Stattdessen werden solche Daten heute teils via Link im Buch als online-Publikationen vorgehalten
oder gleich eine reine Onlinepublikation angestrebt. Auf den ersten Blick mag es so scheinen, als
würde dadurch das Problem der allfälligen technischen Weiterentwicklung lösbar. Allerdings
verkennt eine solche Sicht, daß so etwas auf Dauer viele Ressourcen verschlingt, allein durch die
nicht unerheblichen, umsatzunabhängigen und tendenziell steigenden laufenden Kosten für die EDV.
Außerdem entwickelt sich die Technik natürlich auch im Hinblick auf Onlinepublikationen weiter, d.h.
die Daten müßten ständig gewartet und den neuen Bedingungen angepaßt werden, um überhaupt
nutzbar zu bleiben.

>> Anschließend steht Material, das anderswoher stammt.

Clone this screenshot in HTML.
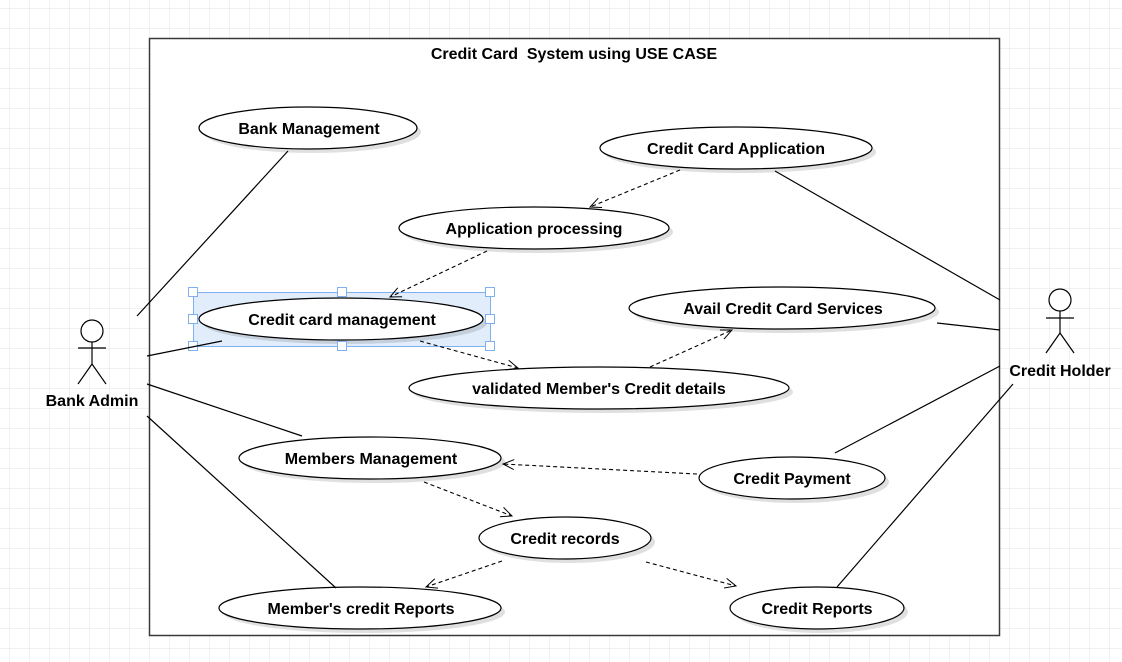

Das verursacht dann wieder Personalkosten, die sicherlich irgendwann auch zu
hoch werden. Ein einmal gedrucktes Buch ist hingegen ohne weitere Probleme dauerhaft nutzbar.

Wohlgemerkt: es geht keinesfalls um eine Abschaffung von Open Access. Das ist sinnvoll und nützlich,
gerade auch für Forscher aus dem Globalen Süden. Worum es aber geht, ist die langfristige Sicherung
einmal erworbenen Wissens. Das Problem der nachhaltigen Datensicherung ist bereits schwierig
genug für Datenbanken mit komplexen Suchfunktionen und dergleichen, was definitiv nicht gedruckt
werden kann (z.B. 3D-Modelle von Objekten und Architektur, digitale Geländemodelle, etc.).
Natürlich gibt es dafür schon länger einschlägige Initiativen seitens der Deutschen
Forschungsgemeinschaft (DFG) (4) oder des Deutschen Archäologischen Instituts (DAI) (5).

Diese können aber sinnvollerweise nicht alles übernehmen, denn auch deren Budget ist begrenzt. Für
Publikationen, die problemlos als Buch oder Broschüre gedruckt werden könnten, sollte man deshalb
nicht auch noch Schwierigkeiten leichtfertig durch Verordnungen provozieren, wo es sie bisher nicht
gibt. Im Optimalfall sollte es diese also gedruckt und Open Access geben; das gedruckte Werk, das für
die dauerhafte Archivierung am besten geeignet ist, hat dabei in jedem Fall den Vorrang. Es ist daher
unbedingt notwendig, daß Verlage sich deren Publikation weiterhin ohne Existenzgefährdung leisten
können.

Alexandra von Lieven

(1) https://eur-lex.europa.eu/legal-content/DE/TXT/?uri=CELEX%3A32023R1115
(2) https://www.ble.de/DE/Themen/Wald-Holz/Entwaldungsfreie-Produkte/Lieferketten_node.html
(3) Zu erinnern wäre hier etwa an die auf der napoleonische Expedition nach Ägypten 1798-1801 beruhende und
1809-1828 in Erstauflage erschienene Description de l’Égypte, die eine Reihe von Monumenten zumindest
teilweise wiedergibt, die bereits in der ersten Hälfte des 19. Jahrhunderts spurlos abgerissen wurden.